All products introduced to markets have a life cycle. The Product life cycle is an important part of marketing. It describes the period of time in which the product is launched, brought to market and eventually withdraw from the market. The cycle is divided into four stages: introduction, growth, maturity and decline. These stages are analyzed by market managers to decide when to promote the product, discover new markets, reduce prices, add new features or create new packaging. When the life of a product starts, it may have a little or no competition in the marketplace but when the product becomes successful it faces increasing number of competitors which may lead to decline of sale.
The 4 Stages of Product Life Cycle
Every product has a limited life and variable sales and profit margins. A product has different stages which represents different challenges. The Product require different marketing, financing, manufacturing and human resource strategies in each stage. It passes through four stages including introduction, growth, maturity and decline. These stages which represent the whole life of the product are illustrated below in detail.
In the introduction stage, the firm seeks to launch the product first time in the market. This stage may be very expensive because the company will have to incurred the cost of research, development, advertisement and product testing if it’s a competitive sector. The goal of any firm is to meet consumer’s needs with a quality product and lowest possible price. In the introduction stage sales volume may be low as the firm tries to build awareness of its product among potential customers. In this stage the firm central focus is to create awareness not to make profit. Most of the companies study different markets and looks those areas where consumer’s needs are not being met by current products and tries to introduce new products that could meet that need.
In the growth stage, there is growth in the sales volume as more customers are using, trying and are becoming aware of the product. Profitability begins to rise. Competition begins to increase as awareness of the product builds. Minor changes may be made as more feedbacks are collected or new markets are targeted. In this phase, most of the companies advertise the products to a wider audience and expand their distribution channels to make their products available in more places. Once the product has been success, sales will increase further as more retailers become fascinated in buying it. In short, rapid sales, public awareness of the product and profits are the characteristics of the growth stage.
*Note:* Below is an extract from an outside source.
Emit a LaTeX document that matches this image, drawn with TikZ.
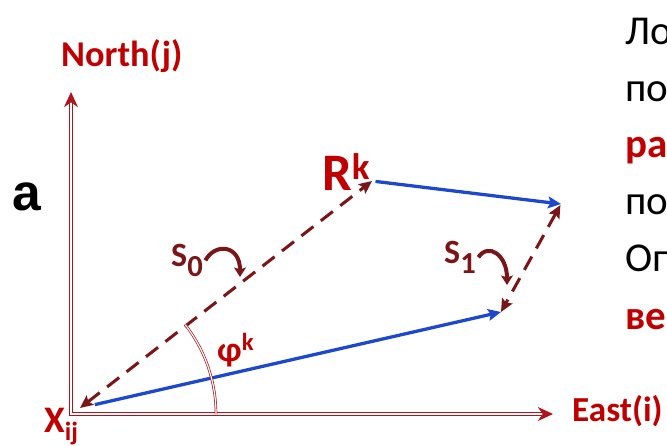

In the maturity stage, Changes are made and new features are added to differentiate the product from the competing products. Competitors may offer a high-quality version of the product at a lower price. New distribution channels are made and incentives may be offered to encourage preference over rivals’ products. The marketers spend more and more on promotion to persuade customers to buy the product. At this phase, the primary objective of marketers to defend market share and maximize profit.
In the decline stage, sales begin to fall as consumers change tastes and fashion or the product is no longer relevant or useful. Consequently, profits decline to the point where it is no longer economically feasible to continue producing the product or service. Producer attempts to upgrade the existing product or create new product more efficiently. Generally, product decline is not about the end of the business cycle, rather it is about the termination of a single product. It should be noted that every product does not go to the decline stage. There are numerous products like Pepsi, Coca Cola, Nestle and many more that remain in the maturity stage.
It is important for marketers to analyze the product life cycle to manage their product well, take corrective actions, prevent it from incurring losses and stay in business. When the product life cycle is managed effectively it leads to rise in sales and profits.